The Massachusetts House of Representatives passed (131-23) their compromise version of the Corporate Tax Reform Bill on April 11, 2008. The House bill will reduce the corporate excise tax rate to an eventual floor of 7.5 percent. To begin with, the rate will be reduced to 8.75 percent, and then any additional cuts are tied to economic indicators. The bill will boost corporate tax revenues, through the “combined reporting” and “check-the-box” reforms. However, an amendment offered by Rep. Bosley stripped the Department of Revenue of regulatory discretion around the “combined reporting” provision, and would allow corporations to mask overseas profits as well as give them an extra tax credit.

The overall tax bill also enacts a $1 per pack of cigarettes tax increase and will generate an estimated $392 million in additional revenue for fiscal year 2009.

This is the first major tax vote for the House since 2002.

May 2008 - Passed by Senate. The Senate passed their version of the tax bill focused primarily on closing corporate tax loopholes and cutting the corporate income tax rate. The Senate bill cuts the business corporation income tax rate to 8.0%; it includes a financial institutions rate cut, and it slightly modifies the "combined reporting" language from the House version of the bill. The changes will raise about $472m in FY09 and $310m when fully implemented. Both these estimates include revenue from the cigarette tax increase, which was also part of this bill.

June 2008 - Recommended by Conference Committee. According to the Massachusetts Budget and Policy Center, the Senate added amendments to the Corporate Loopholes Bill that increased the bottom line by $54.0 million, or $108.0 million less than the amount the House proposed spending and $27.4 million more than the Governor's proposal.

  • The 80/20 loophole was a provision that had been contained in a House floor amendment that would have allowed companies with subsidiaries that do most of their business overseas to shift profits into those subsidiaries as a means of eliminating their state taxes on those profits. This provision could have cost the state over $100 million a year, but it was eliminated by the conference committee.
  • The FAS 109 deduction was added by the House, creating a new tax deduction for companies “if book-tax differences for the fiscal period ending during the year of enactment of this section result in an increase to a net deferred tax liability or decrease to a net deferred tax asset for any taxpayer affected by this section.” The conference report keeps this deduction, but limits it and requires additional disclosures. It remains unclear how costly this provision will be.
  • Apportionment for Companies with Financial and Non-Financial Subsidiaries sets rules for how to combine the income of companies that have both types of subsidiaries.
  • Other Provisions. The Senate version of the legislation had included two other provisions. One, which was not included in the final bill, would have required Internet resellers of hotel rooms to charge the sales tax on the full retail cost of the room rather than the wholesale price they pay. This provision was not included in the final bill. The Senate also included a provision that clarifies that non-residents with income earned in Massachusetts can receive the state earned income tax credit only on income earned in the state. The final legislation includes this provision.

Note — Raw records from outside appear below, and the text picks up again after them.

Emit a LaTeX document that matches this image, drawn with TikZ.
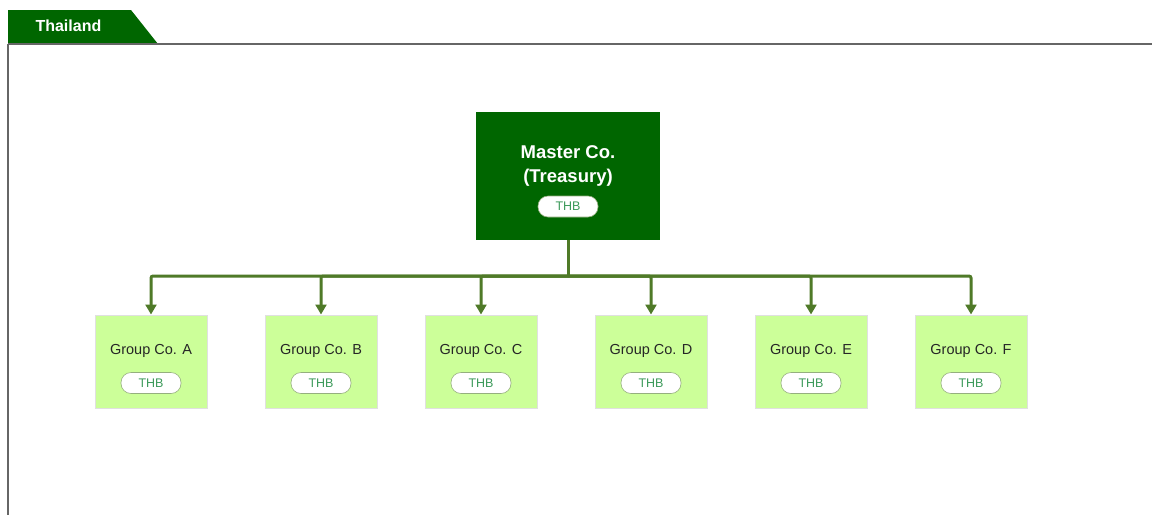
\documentclass[tikz,border=0pt]{standalone}
\usepackage{fontspec}
\setmainfont{Liberation Sans}
\usetikzlibrary{arrows.meta}
\definecolor{dkgreen}{HTML}{006600}
\definecolor{lnk}{HTML}{4F7A28}
\definecolor{lgreen}{HTML}{CCFF99}
\definecolor{pilltxt}{HTML}{3C9A5A}
\tikzset{
  master/.style={fill=dkgreen,draw=none,minimum width=184pt,minimum height=128pt,inner sep=0pt},
  group/.style={fill=lgreen,draw=black!12,line width=1pt,minimum width=112pt,minimum height=93pt,inner sep=0pt},
  pill/.style={fill=white,draw=lnk!60,line width=0.6pt,rounded corners=10pt,minimum width=60pt,minimum height=21pt,inner sep=0pt,font=\fontsize{12.5}{14}\selectfont,text=pilltxt},
  gtext/.style={font=\fontsize{14.5}{16}\selectfont,text=black!85},
  conn/.style={draw=lnk,line width=3pt,rounded corners=2pt},
  arr/.style={conn,-{Triangle[length=10pt,width=11pt]}},
}
\begin{document}
\begin{tikzpicture}[x=1pt,y=-1pt]
\useasboundingbox (0,0) rectangle (1152,515);
% tab and frame
\fill[dkgreen] (8,10) -- (131,10) -- (158,44) -- (8,44) -- cycle;
\node[text=white,font=\bfseries\fontsize{16}{18}\selectfont,anchor=west] (tab) at (32,26) {Thailand};
\draw[black!60,line width=1.2pt] (8,44) -- (1152,44);
\draw[black!60,line width=2pt] (8,44) -- (8,515);
% master
\node[master] (m) at (568,176) {};
\node[text=white,font=\bfseries\fontsize{18.5}{24}\selectfont,align=center] (mt) at (568,166) {Master Co.\\(Treasury)};
\node[pill] (mp) at (568,206.5) {THB};
% groups
\coordinate (j) at (568,276);
\foreach \n/\x in {A/151,B/321,C/481,D/651,E/811,F/971}{
  \node[group] (g\n) at (\x,361.5) {};
  \node[gtext] (t\n) at (\x,351) {Group Co. \n};
  \node[pill] (p\n) at (\x,383) {THB};
}
\draw[conn] (m.south) -- (j);
\draw[arr] (j) -| (gA.north);
\draw[arr] (j) -| (gB.north);
\draw[arr] (j) -| (gC.north);
\draw[arr] (j) -| (gD.north);
\draw[arr] (j) -| (gE.north);
\draw[arr] (j) -| (gF.north);
\end{tikzpicture}
\end{document}
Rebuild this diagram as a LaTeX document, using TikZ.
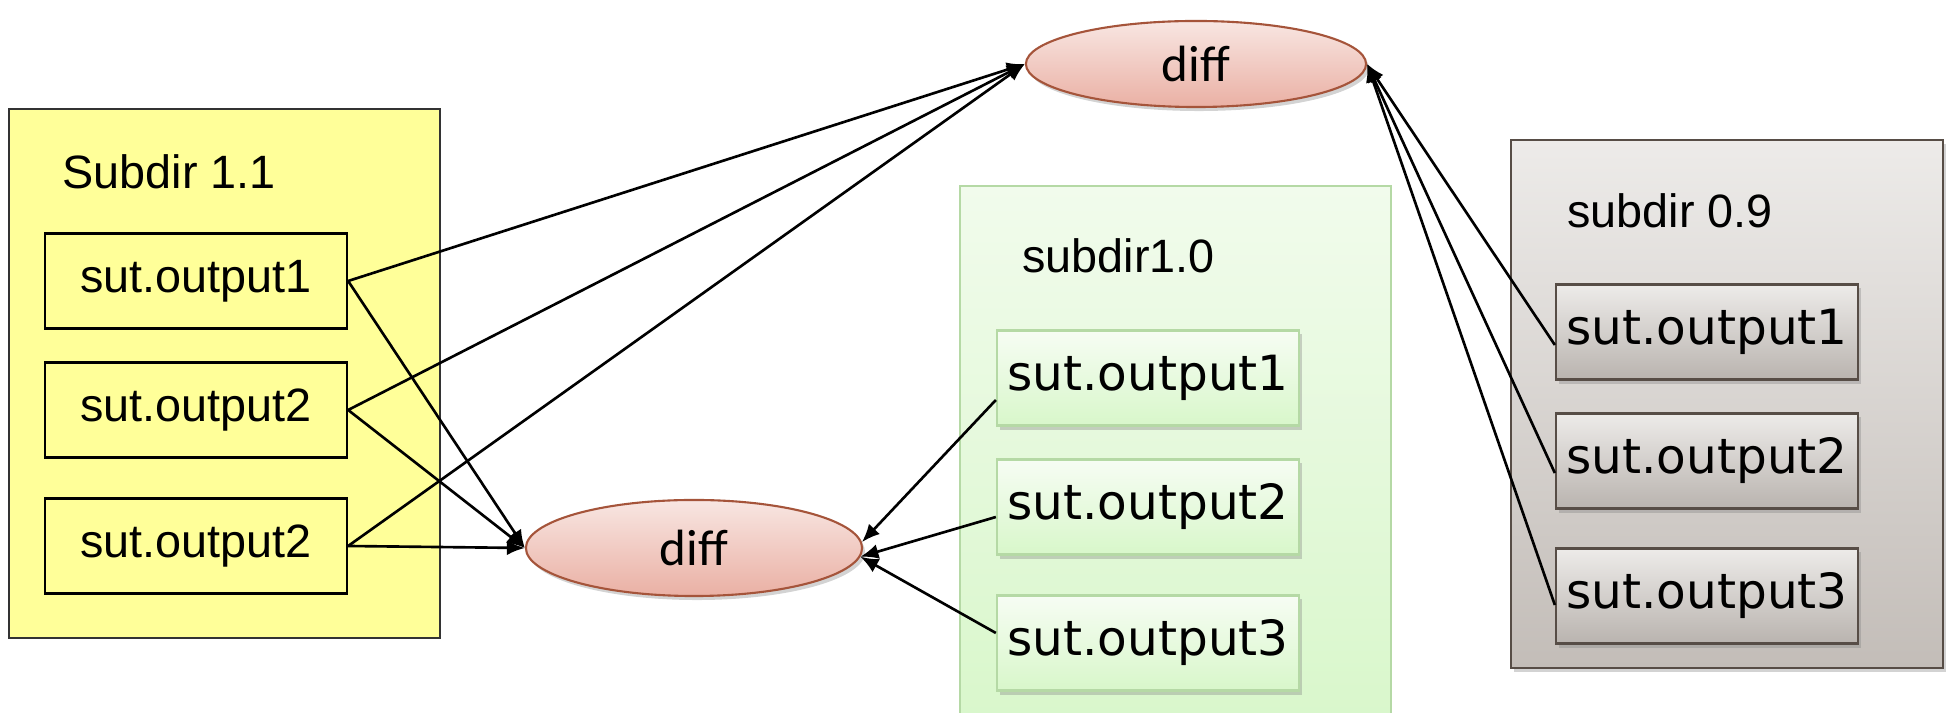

The legislation produced by a conference committee on June 30th will institute combined reporting and check the box tax reforms pushed by Gov. Deval Patrick, that will significantly reduce opportunities for corporate tax avoidance, improving the fairness and efficiency of the state tax system [See Massachusetts Budget and Policy Center for More Information].

July 3, 2008 -Corporate Tax Reform Bill Signed by Governor Deval Patrick. 

SAMPLE ARGUMENTS (2008 Bill)

SUPPORTING

  • Closing corporate tax loopholes will raise about $500 million in additional revenue which can then be used to build up critical public structures like road and bridge repairs.
  • Corporate income tax tends to be a very progressive tax since the people receiving corporate profits tend to cluster at the end of the income scale.
  • When business taxes are examined over a full economic cycle we see that they have moved with the economy, but are now lower than at a similar point in the last cycle.
  • “Corporate citizens” receive many benefits from public structures but pay a far smaller percent of their profit than do individual citizens, (i.e. 4.4 percent of GDP vs. 4.5 to 4.9 percent of GDP during the last economic expansion).
  • Comparing FY07, a growth year, to FY02, a recession year, does not depict a fair picture because, of course, business incomes will turnaround and thus, so will their taxes.
  • When all business taxes are considered collectively, business taxes in Massachusetts rank 40th in the nation, indicating that they are paying less than their fair share.
  • The proposal would create more horizontal equity (i.e. fairness) in the tax system.

For more information see:

Coalition for Tax Fairness
Mass Teachers Association
The Massachusetts Government

OPPOSING

  • Closing corporate tax loopholes would increase taxes on corporations and would undercut the creation of jobs and thus exacerbate the state's long-term fiscal problems.
  • It is doubtful that these tax changes would produce the hundreds of millions of dollars claimed by the Patrick Administration.
  • Corporate income taxes increased 156 percent from FY 2002 to FY 2007.
  • Despite the disproportionate amount of attention on the corporate excise, it accounts for 15 percent of all the state and local taxes imposed directly on businesses in Massachusetts.